I feel like I need a plaque for my wall that reads:

"I survived all the self-induced stress and neuroticism that accompanies the planning and execution of our child's first birthday."

And beneath those words, I would have mounted two tablets of Exedrine.

I felt we had a LOT to celebrate on her behalf, and I wanted our family and friends to be able to come into a pleasant, tidy atmosphere, have a few bites of something nummy, and delight in watching her play in her new princess ball pit.  I figured that's about as complicated as a first birthday party should be.
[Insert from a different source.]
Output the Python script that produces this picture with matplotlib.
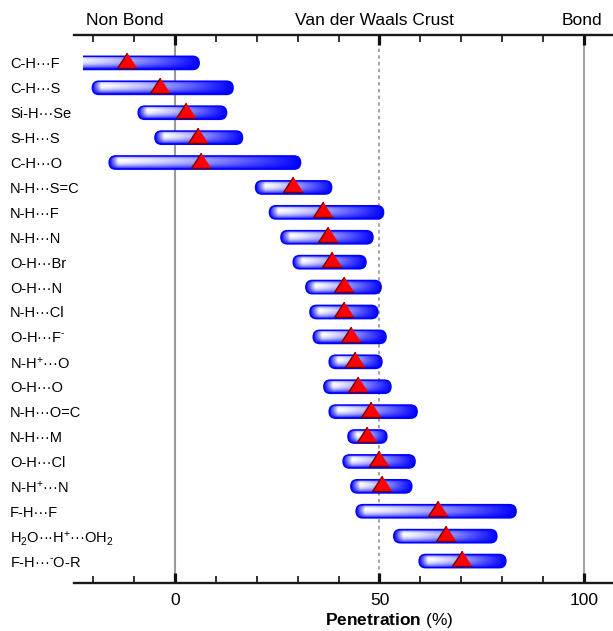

Well, the closer the date became, the more pressure I put on myself to make the party funner and funner and FUNNER.  We should have a bubble machine!  And dangly things on the ceiling!  Oh, and since everyone's feeling that post-holiday dietary remorse, I should serve raw veggies instead of sweets.... But then maybe I should clean and cut them myself instead of buying a pre-made tray, because the ones that come like that have a suspicious white film on them.  And then perhaps I could create a slideshow, and finish her baby book to display, and find a saddle for Honey Boo Boo Dog rides, and and and and........

Then the night terrors began.  My parental performance anxiety became so palpable, it seeped into my subconscious.  I dreamed that on the day of her party, I answered the doorbell at eight in the morning to a crowd of bushy-tailed guests standing around on our front porch.  Dream-me panicked, shed my bathroom, and dashed into town in search of an emergency birthday cake.  Then my surroundings morphed into my old neighborhood in Lyndhurst, New Jersey, and I managed to get kidnapped by terrorists.  When I awoke, Dream-me had escaped her captors and burst into a convenience store where I demanded to use the phone so I could call my husband to make sure HE could get the cake,

I still had a few minor freak out moments after that night, but I'll admit that put my reactions in clearer perspective.

So I relaxed.... Somewhat.  I successfully made Ava's cake myself  (even after the first attempt resulted in something that looked like a pink pancake), served teriyaki meatballs and the two best dips that Walmart offered, then set up a few chairs around Ava's ball pit and took a few deep breaths and awaited the doorbell.

You know what?

I had more fun than a flying squirrel in an attic fan!

And judging by the exuberance of her whoops and kicks, I would say that our Tootle did, too!